To cope with these limitation, in this project, we focus on shape completion, training a deep network to estimate the complete object shape. In contrast to most recent work in the field where the focus is explicitly on generating
more exact point estimates of the shape, this project takes another viewpoint of the problem by also modeling the uncertainty over the completed shape. This uncertainty can then be incorporated into probabilistic grasp planners to enable robust grasp planning over uncertain shapes.

We demonstrated, both in simulation and on real hardware statistically significant improvements compared to doing shape completion without uncertainty.
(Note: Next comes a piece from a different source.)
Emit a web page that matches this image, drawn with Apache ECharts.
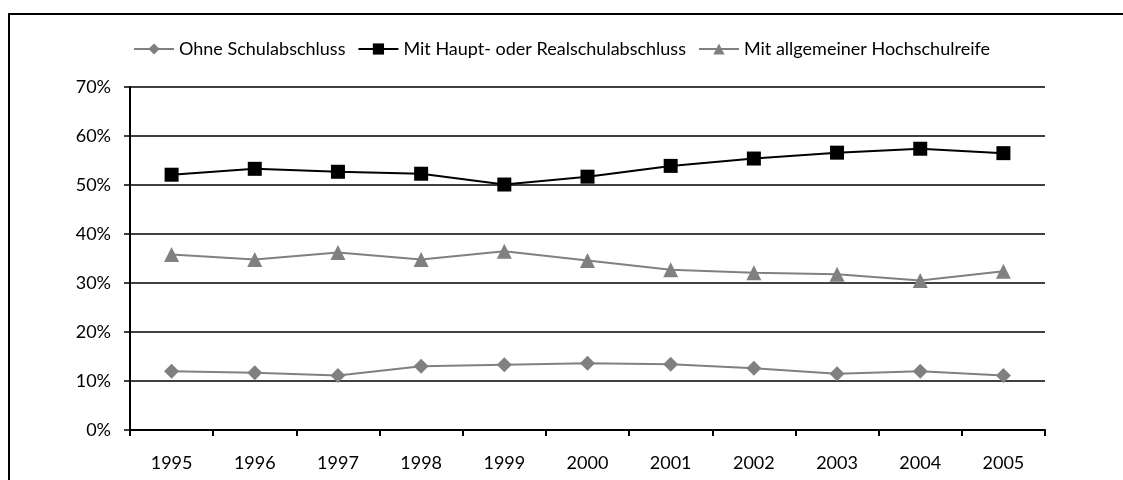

A cup, seen only from the front, gets reconstructed in multiple plausible shapes to plan the grasp more likely to succeed on every shape

People involved

Project updates

Beyond Top-Grasps Through Scene Completion

Current end-to-end grasp planning methods propose grasps in the order of seconds that attain high grasp success rates on a diverse set of objects, but often by constraining the workspace to top-grasps. In this work, we present a method that allows end-to-end top-grasp planning methods to generate full six-degree-of-freedom grasps using a single RGB-D view […]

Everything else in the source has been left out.